• _COLLECTED DATA_
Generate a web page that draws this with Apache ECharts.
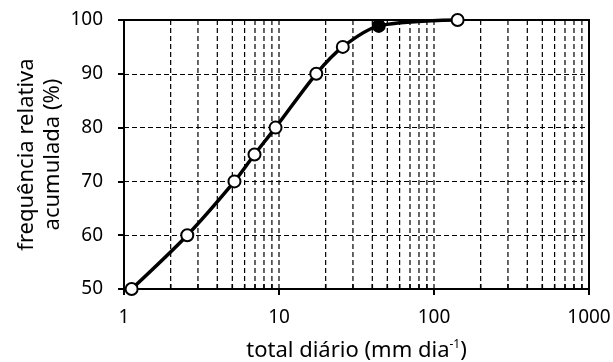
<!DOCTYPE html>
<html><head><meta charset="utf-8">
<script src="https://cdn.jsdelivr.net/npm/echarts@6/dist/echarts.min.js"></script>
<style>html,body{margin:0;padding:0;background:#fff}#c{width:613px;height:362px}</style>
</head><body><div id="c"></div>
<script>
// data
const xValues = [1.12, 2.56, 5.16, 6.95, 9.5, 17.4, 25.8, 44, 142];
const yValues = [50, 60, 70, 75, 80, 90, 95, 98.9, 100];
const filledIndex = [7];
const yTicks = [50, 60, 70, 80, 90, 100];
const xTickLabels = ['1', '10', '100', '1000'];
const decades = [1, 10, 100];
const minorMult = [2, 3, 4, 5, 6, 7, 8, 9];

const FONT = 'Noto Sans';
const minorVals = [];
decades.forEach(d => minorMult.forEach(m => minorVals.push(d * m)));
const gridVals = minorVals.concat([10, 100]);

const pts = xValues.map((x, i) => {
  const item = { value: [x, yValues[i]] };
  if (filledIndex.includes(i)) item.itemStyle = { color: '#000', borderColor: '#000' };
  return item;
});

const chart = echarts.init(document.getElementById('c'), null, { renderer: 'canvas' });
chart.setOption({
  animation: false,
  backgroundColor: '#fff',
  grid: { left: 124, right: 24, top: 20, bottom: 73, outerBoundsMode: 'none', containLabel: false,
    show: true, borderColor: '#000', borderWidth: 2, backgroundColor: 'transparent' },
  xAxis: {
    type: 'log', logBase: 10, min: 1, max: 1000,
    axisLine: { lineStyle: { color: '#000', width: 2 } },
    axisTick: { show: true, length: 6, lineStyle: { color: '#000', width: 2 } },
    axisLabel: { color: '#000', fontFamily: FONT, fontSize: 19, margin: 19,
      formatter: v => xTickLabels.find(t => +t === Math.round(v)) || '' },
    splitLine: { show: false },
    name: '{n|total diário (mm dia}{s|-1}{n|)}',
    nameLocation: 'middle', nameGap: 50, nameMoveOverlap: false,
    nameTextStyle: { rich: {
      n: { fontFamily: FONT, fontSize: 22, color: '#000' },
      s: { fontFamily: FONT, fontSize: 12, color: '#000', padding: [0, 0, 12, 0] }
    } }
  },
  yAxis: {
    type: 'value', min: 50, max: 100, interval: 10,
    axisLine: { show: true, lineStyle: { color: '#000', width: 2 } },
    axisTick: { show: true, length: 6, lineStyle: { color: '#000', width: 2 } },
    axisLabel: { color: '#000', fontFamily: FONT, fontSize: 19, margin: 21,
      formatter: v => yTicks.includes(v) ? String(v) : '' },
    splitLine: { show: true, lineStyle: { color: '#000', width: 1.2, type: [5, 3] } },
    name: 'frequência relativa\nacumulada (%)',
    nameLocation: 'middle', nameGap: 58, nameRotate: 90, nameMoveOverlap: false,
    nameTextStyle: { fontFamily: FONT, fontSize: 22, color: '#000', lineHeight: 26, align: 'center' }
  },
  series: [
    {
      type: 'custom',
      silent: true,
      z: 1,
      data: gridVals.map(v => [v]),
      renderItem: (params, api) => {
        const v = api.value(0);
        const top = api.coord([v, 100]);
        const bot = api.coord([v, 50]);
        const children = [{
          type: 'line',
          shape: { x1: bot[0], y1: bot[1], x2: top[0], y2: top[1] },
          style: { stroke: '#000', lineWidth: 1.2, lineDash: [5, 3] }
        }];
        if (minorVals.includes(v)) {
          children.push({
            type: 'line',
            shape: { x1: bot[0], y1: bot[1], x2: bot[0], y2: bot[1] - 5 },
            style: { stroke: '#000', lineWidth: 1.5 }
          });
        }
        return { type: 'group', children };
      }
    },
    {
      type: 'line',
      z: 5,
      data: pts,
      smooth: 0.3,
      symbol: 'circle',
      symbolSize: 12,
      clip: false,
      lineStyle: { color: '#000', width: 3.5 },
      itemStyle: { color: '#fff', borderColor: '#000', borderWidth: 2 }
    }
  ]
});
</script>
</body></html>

• _EXERCISE DESCRIPTION_
From the first line of the material down to the line containing "const gridVals = minorVals.concat([10, 100]);", inclusive, return each line exactly, skipping any picture.

• _TASK SOLUTION_
Generate a web page that draws this with Apache ECharts.
<!DOCTYPE html>
<html><head><meta charset="utf-8">
<script src="https://cdn.jsdelivr.net/npm/echarts@6/dist/echarts.min.js"></script>
<style>html,body{margin:0;padding:0;background:#fff}#c{width:613px;height:362px}</style>
</head><body><div id="c"></div>
<script>
// data
const xValues = [1.12, 2.56, 5.16, 6.95, 9.5, 17.4, 25.8, 44, 142];
const yValues = [50, 60, 70, 75, 80, 90, 95, 98.9, 100];
const filledIndex = [7];
const yTicks = [50, 60, 70, 80, 90, 100];
const xTickLabels = ['1', '10', '100', '1000'];
const decades = [1, 10, 100];
const minorMult = [2, 3, 4, 5, 6, 7, 8, 9];

const FONT = 'Noto Sans';
const minorVals = [];
decades.forEach(d => minorMult.forEach(m => minorVals.push(d * m)));
const gridVals = minorVals.concat([10, 100]);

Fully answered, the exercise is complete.